Right away, the tone of the novel grabbed me. I loved Willis’s prose, how quaint everything felt, even as they were messing about with more futuristic technologies. It was a bit weird that even though it takes place in the 2050s, cell phones don’t exist and the characters have to rely on these weird videophones, but the book was written before 1992, so I’ll cut it some slack in that department. I also think at points it was a bit too reliant on the trivial actions of its characters, both in the past with Kivrin and in the future with Dunworthy. There’s a LOT of Dunworthy trying to track down people by phone and then waiting for phone calls that gets a bit exasperating. And all the characters in the Middle Ages we end up getting to know through their daily actions more than we do their interactions (i.e. conversation) with Kivrin.

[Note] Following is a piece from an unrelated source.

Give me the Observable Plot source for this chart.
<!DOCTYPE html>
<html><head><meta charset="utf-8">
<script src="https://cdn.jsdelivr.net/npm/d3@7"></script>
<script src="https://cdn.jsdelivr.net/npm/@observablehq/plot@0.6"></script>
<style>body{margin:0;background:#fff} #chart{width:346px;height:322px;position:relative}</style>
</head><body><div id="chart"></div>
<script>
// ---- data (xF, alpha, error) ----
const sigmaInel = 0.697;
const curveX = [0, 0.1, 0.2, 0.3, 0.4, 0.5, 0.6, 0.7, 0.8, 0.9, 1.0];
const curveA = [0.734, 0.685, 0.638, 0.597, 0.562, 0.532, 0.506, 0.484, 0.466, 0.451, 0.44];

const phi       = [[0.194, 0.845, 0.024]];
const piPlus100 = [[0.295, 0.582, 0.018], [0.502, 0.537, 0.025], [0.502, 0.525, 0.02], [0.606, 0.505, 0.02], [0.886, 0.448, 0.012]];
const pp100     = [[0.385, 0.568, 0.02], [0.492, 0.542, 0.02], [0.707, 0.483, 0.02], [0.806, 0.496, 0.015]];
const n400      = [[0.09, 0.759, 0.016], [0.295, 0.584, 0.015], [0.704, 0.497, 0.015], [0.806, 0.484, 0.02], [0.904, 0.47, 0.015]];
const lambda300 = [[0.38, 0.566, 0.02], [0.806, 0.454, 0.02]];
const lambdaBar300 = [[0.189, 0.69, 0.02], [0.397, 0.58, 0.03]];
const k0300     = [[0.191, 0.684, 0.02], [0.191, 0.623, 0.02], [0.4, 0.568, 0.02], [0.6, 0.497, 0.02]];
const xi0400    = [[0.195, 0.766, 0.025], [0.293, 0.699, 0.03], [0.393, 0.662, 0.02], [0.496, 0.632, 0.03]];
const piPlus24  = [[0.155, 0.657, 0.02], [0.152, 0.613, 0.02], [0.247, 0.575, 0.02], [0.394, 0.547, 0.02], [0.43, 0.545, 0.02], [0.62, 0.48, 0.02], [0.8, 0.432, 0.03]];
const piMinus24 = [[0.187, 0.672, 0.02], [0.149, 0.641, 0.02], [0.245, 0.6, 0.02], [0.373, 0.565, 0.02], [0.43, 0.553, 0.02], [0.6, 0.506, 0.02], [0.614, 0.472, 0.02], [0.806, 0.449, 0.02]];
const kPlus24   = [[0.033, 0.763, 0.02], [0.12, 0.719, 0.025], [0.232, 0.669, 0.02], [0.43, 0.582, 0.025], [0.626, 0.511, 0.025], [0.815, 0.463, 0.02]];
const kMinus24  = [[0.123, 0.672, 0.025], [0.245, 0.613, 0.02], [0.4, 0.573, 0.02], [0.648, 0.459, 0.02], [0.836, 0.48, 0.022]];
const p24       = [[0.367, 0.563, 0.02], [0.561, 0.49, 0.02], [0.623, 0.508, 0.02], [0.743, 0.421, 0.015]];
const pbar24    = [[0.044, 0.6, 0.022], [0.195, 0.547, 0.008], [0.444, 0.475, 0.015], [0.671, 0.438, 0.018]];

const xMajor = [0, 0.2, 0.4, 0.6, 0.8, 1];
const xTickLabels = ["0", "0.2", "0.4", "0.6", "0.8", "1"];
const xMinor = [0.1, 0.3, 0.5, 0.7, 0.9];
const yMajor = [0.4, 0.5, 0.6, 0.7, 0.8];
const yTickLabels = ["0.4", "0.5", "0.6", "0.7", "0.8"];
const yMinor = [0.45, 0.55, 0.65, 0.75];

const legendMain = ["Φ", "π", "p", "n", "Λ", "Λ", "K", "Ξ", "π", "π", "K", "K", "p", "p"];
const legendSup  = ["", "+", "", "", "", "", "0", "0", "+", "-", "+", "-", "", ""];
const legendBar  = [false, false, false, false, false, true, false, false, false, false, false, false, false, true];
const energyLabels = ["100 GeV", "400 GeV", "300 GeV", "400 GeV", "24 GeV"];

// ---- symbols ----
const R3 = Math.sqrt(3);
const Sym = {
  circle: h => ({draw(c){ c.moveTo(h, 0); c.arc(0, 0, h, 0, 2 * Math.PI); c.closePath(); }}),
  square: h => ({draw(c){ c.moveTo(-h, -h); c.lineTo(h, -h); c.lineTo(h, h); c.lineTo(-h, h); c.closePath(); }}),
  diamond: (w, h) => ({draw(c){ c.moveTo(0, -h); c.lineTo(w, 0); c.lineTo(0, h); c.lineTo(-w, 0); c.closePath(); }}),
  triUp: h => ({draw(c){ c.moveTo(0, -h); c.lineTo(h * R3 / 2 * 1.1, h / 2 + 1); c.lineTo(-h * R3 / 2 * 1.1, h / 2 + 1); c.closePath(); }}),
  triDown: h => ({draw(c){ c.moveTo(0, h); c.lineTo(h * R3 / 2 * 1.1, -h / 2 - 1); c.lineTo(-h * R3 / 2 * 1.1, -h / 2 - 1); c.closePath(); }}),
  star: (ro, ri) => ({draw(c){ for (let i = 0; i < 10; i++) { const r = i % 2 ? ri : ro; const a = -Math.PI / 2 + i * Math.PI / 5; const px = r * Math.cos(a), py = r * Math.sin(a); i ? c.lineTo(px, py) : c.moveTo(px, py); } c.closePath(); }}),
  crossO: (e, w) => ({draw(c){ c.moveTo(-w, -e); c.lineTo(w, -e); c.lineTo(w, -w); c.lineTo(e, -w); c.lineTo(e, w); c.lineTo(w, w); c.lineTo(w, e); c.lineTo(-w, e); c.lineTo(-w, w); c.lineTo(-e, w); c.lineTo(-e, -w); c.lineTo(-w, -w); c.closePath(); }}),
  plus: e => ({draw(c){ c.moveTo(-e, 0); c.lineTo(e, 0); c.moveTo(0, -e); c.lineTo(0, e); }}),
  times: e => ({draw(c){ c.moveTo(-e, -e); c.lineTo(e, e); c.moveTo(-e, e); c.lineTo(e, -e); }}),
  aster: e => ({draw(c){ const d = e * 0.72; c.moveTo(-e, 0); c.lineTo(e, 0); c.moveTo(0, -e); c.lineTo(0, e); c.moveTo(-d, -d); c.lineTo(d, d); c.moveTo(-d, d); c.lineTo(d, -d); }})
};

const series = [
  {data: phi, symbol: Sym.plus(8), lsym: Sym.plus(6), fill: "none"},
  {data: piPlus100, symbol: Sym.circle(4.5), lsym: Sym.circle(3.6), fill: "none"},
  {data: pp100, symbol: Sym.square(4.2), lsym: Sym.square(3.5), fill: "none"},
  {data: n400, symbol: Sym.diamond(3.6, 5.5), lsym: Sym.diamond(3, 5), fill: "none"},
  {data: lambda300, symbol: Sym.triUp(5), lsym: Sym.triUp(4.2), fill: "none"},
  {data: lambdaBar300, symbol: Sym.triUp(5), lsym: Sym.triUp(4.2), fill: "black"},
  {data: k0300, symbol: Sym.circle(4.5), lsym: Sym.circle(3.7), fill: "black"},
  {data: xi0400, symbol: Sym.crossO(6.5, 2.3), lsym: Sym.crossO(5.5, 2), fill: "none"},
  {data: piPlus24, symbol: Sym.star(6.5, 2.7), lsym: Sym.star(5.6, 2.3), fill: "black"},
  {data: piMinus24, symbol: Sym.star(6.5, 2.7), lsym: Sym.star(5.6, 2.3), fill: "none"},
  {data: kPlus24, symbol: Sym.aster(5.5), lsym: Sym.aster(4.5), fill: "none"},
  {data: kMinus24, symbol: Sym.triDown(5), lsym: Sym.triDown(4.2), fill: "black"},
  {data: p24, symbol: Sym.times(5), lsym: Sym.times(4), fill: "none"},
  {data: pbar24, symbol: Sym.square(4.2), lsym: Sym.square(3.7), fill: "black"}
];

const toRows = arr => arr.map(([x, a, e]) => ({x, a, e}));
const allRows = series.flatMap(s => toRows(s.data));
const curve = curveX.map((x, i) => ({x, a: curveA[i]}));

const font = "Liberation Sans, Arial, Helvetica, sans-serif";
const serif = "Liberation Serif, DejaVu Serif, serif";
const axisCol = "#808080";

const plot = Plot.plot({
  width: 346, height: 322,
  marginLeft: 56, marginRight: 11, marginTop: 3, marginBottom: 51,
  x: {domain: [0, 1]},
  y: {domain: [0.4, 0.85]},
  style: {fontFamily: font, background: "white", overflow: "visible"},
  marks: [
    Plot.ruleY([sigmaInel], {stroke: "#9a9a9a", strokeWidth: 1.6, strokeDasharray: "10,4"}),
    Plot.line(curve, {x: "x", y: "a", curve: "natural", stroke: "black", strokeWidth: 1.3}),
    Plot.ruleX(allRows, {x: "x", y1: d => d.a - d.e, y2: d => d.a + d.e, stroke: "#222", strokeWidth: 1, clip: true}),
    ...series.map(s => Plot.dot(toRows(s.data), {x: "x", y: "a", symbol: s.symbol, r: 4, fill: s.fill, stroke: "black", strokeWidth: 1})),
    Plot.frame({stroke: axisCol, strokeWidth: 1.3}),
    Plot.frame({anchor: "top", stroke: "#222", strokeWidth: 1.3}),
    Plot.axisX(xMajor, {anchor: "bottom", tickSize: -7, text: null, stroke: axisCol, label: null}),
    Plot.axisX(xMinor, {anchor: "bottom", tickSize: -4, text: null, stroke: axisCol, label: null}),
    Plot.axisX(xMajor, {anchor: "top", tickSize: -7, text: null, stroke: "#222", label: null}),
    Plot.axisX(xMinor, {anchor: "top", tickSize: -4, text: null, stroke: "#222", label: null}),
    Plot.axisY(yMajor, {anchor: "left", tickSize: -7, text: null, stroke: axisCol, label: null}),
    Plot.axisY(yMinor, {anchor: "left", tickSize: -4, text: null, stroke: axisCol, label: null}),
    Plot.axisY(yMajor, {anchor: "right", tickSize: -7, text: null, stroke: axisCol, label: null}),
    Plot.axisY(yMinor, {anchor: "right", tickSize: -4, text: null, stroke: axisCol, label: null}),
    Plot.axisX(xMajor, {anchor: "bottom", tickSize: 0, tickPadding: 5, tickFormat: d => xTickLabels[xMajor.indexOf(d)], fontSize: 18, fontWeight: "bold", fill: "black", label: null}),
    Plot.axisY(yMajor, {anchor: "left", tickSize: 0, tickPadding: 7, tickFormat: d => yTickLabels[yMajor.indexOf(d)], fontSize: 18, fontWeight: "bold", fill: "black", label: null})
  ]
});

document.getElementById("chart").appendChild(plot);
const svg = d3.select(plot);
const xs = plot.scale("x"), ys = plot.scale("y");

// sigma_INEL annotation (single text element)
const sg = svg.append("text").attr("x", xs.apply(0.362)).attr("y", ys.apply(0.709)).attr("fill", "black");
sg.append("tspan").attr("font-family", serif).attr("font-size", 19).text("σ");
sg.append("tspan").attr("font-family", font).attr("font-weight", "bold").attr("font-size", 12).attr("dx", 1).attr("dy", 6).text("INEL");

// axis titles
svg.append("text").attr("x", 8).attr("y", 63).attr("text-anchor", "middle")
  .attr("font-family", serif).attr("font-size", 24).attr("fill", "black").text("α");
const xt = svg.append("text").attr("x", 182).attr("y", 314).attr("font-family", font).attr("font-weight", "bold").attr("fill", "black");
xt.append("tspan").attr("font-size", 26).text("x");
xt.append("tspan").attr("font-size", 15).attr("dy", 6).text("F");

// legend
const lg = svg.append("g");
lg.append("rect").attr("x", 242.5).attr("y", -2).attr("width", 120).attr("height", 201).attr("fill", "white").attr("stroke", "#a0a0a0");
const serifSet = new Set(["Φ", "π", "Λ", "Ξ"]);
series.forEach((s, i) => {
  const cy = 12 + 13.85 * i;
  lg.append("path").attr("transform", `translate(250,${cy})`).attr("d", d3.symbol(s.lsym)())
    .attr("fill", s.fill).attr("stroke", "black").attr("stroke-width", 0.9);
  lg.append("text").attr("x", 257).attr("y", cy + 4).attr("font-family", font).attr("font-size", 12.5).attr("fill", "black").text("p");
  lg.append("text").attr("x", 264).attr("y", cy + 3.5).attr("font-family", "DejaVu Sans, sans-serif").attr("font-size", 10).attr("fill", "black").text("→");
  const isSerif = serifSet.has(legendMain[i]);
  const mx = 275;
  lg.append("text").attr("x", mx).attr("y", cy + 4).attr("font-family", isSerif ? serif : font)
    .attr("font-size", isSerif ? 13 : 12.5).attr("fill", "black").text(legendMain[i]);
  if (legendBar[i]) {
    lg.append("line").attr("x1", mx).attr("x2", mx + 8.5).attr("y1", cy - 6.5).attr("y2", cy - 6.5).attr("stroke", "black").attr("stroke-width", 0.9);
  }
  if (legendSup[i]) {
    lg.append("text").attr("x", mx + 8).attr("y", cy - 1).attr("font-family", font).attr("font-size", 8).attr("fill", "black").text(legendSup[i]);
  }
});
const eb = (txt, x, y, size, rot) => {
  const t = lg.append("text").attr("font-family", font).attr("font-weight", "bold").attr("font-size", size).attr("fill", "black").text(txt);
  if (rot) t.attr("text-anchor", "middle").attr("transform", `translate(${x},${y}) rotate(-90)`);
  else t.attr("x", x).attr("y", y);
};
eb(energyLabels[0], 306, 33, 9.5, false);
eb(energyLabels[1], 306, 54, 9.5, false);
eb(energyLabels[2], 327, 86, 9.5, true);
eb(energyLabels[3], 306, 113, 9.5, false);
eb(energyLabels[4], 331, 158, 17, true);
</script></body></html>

But somehow it all works. The sections in the present and harrowing and confusing, as we watch Dunworthy deal with the outbreak all the while trying to figure out what’s going on with Kivrin. And it especially works as the novel approaches its endpoint in the Middle Ages. I won’t spoil it just in case you don’t manage to guess the unbelievably obvious twist before it happens, but the last 250 pages of the novel are brilliant.
This is definitely a book worth picking up, but I would maybe leave it alone if you’re in the mood for something light. It’s by no means an emotionally torturous book, but it does pack a heavy wallop.